Let’s say you were considering making a major expenditure – buying a car or a house – that would have financial impact for years. You wouldn’t make that decision without considering your current income, your future prospects, and how that payment aligned with all your other household expenditures moving forward.
Yet, some Oklahoma lawmakers are comfortable making major financial decisions without the same type of fiscal planning you use in your own household.
Oklahoma’s budget planners publish only one-year revenue projections. This leaves state leaders with a narrow view of the state’s financial outlook. Most large businesses operate with three- to five-year revenue projections. It gives them a broader perspective of what could be ahead and helps them plan for uncertainty.
Multi-year projections are like a road map to the future, ensuring state agencies can keep providing important services without running into financial problems. It’s a way of being smart with taxpayer dollars, making sure there’s enough for what’s needed.
Beyond revenue projections, officials also should incorporate planning models that account for inflation and population growth. Known as current services baseline budgeting, this type of fiscal planning helps determine how much it would cost to deliver the current level of service as prices rise and populations change.

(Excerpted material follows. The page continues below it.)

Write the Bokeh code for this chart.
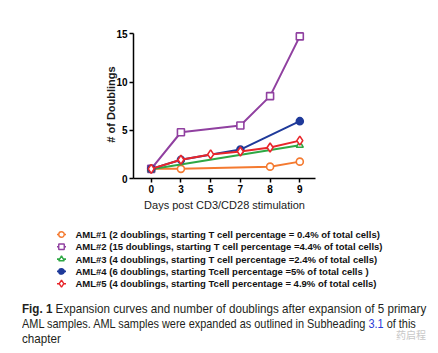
from bokeh.plotting import figure
from bokeh.models import Range1d, Div, FixedTicker
from bokeh.core.properties import value
from bokeh.layouts import column
from bokeh.embed import file_html
from bokeh.resources import INLINE

# ---- data ----
days = ["0", "3", "5", "7", "8", "9"]

aml1_days = ["0", "3", "8", "9"]
aml1_vals = [1.0, 1.0, 1.23, 1.75]
aml2_days = ["0", "3", "7", "8", "9"]
aml2_vals = [1.0, 4.8, 5.5, 8.55, 14.75]
aml3_days = ["0", "9"]
aml3_vals = [0.95, 3.45]
aml4_days = ["0", "3", "7", "9"]
aml4_vals = [1.0, 1.95, 3.0, 5.95]
aml5_days = ["0", "3", "5", "7", "8", "9"]
aml5_vals = [1.0, 1.95, 2.5, 2.8, 3.22, 3.93]

series_labels = [
    "AML#1 (2 doublings, starting T cell percentage = 0.4% of total cells)",
    "AML#2 (15 doublings, starting T cell percentage =4.4% of total cells)",
    "AML#3 (4 doublings, starting T cell percentage =2.4% of total cells)",
    "AML#4 (6 doublings, starting Tcell percentage =5% of total cells )",
    "AML#5 (4 doublings, starting Tcell percentage = 4.9% of total cells)",
]
y_ticks = [0, 5, 10, 15]
x_title = "Days post CD3/CD28 stimulation"
y_title = "# of Doublings"

FONT = "Liberation Sans"
W = 438
MAIN_H = 220

p = figure(width=W, height=MAIN_H,
           x_range=Range1d(-0.596, 5.528), y_range=Range1d(0, 15.36),
           output_backend="svg", toolbar_location=None,
           min_border_left=133, min_border_right=123,
           min_border_top=30, min_border_bottom=MAIN_H - 178)
p.outline_line_color = None
p.grid.visible = False

def idx(ds):
    return [days.index(d) for d in ds]

styles = [
    (aml1_days, aml1_vals, "#F47A30", "circle", "white"),
    (aml2_days, aml2_vals, "#9040A0", "square", "white"),
    (aml3_days, aml3_vals, "#2EA844", "triangle", "white"),
    (aml4_days, aml4_vals, "#1F3A9A", "circle", "#1F3A9A"),
    (aml5_days, aml5_vals, "#E8262B", "diamond", "white"),
]

for ds, vs, col, mk, fill in styles:
    xs = idx(ds)
    p.line(xs, vs, line_color=col, line_width=2)
    sz = 9 if mk == "diamond" else 7
    p.scatter(xs, vs, marker=mk, size=sz, line_color=col, fill_color=fill,
              line_width=1.6)

# axes
for ax in (p.xaxis[0], p.yaxis[0]):
    ax.axis_line_width = 1.5
    ax.axis_line_color = "black"
    ax.major_tick_line_width = 1.5
    ax.major_tick_in = 0
    ax.major_tick_out = 4
    ax.minor_tick_line_color = None
    ax.major_label_text_font = FONT
    ax.major_label_text_font_style = "bold"
    ax.major_label_text_font_size = "10px"
    ax.major_label_text_color = "black"
    ax.axis_label_text_font = FONT
    ax.axis_label_text_color = "#1a1a1a"

p.xaxis.ticker = FixedTicker(ticks=list(range(len(days))))
p.xaxis.major_label_overrides = {i: d for i, d in enumerate(days)}
p.xaxis.major_label_standoff = 2
p.xaxis.axis_label = x_title
p.xaxis.axis_label_text_font_size = "11px"
p.xaxis.axis_label_text_font_style = "normal"
p.xaxis.axis_label_standoff = 3

p.yaxis.ticker = FixedTicker(ticks=y_ticks)
p.yaxis.bounds = (0, 15)
p.yaxis.major_label_standoff = 2
p.yaxis.axis_label = y_title
p.yaxis.axis_label_text_font_size = "11px"
p.yaxis.axis_label_text_font_style = "bold"
p.yaxis.axis_label_standoff = -4

# ---- legend panel (screen-like coordinates, y downward) ----
LEG_H = 76
ROW0 = 14.0      # centre of first row from top of legend panel
ROW_STEP = 12.3
GX0, GX1 = 56.5, 65.5
TX = 75
lg = figure(width=W, height=LEG_H, x_range=Range1d(0, W), y_range=Range1d(LEG_H, 0),
            output_backend="svg", toolbar_location=None,
            min_border_left=0, min_border_right=0, min_border_top=0,
            min_border_bottom=0, outline_line_color=None)
lg.axis.visible = False
lg.grid.visible = False
for fig in (p, lg):
    try:
        fig.frame_align = False
    except Exception:
        pass

for i, ((ds, vs, col, mk, fill), lab) in enumerate(zip(styles, series_labels)):
    yc = ROW0 + i * ROW_STEP
    lg.segment(x0=[GX0], y0=[yc], x1=[GX1], y1=[yc], line_color=col, line_width=1.6)
    sz = 7 if mk == "diamond" else 5.5
    lg.scatter(x=[(GX0 + GX1) / 2], y=[yc], marker=mk, size=sz, line_color=col,
               fill_color=fill, line_width=1.4)
    lg.text(x=[TX], y=[yc], text=[lab], text_font=value(FONT),
            text_font_size="9.5px", text_font_style="bold", text_color="#111",
            text_baseline="middle", text_align="left")

caption_html = (
    '<div style="position:relative;width:438px;height:57px;overflow:hidden;'
    "font-family:'Liberation Sans',sans-serif;"
    'font-size:13px;line-height:15px;color:#231f20;white-space:nowrap;">'
    '<div style="position:absolute;left:22px;top:5px;transform:scaleX(0.895);'
    'transform-origin:0 0;">'
    '<b>Fig. 1</b> Expansion curves and number of doublings after expansion of 5 primary</div>'
    '<div style="position:absolute;left:22px;top:20px;transform:scaleX(0.84);'
    'transform-origin:0 0;">'
    'AML samples. AML samples were expanded as outlined in Subheading '
    '<span style="color:#2a3bd6">3.1</span> of this</div>'
    '<div style="position:absolute;left:22px;top:35px;transform:scaleX(0.895);'
    'transform-origin:0 0;">chapter</div>'
    '<span style="position:absolute;left:396px;top:31px;color:#c8c8c8;'
    "font-family:'Noto Sans CJK SC';font-size:10px;\">药启程</span>"
    '</div>'
)
caption = Div(text=caption_html, width=W, height=57, margin=(0, 0, 0, 0))

layout = column(p, lg, caption, spacing=0)
open("out.html", "w").write(file_html(layout, INLINE))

A good current services budget model provides lawmakers with information they can use to identify and evaluate the costs of proposed policy changes. In recent years, state leaders have asked agencies to request flat budgets, which effectively ensures the agencies’ buying power decreases each year.
To make the best decisions, lawmakers need more robust financial planning information. The creation of the Legislative Office of Fiscal Transparency in 2019 was a step in the right direction, but more can be done.
For example, long-range tools could help lawmakers see that state revenue has been artificially high recently, primarily due to federal pandemic relief. It also might show that the state and nation could be facing significant economic hardships in the next few years.
With better fiscal planning tools, our elected officials and policymakers could make better informed decisions about our state’s limited financial resources. This would help ensure they were fiscally responsible as they use our tax dollars to help our people and our communities succeed.
Shiloh Kantz is executive director of the Oklahoma Policy Institute.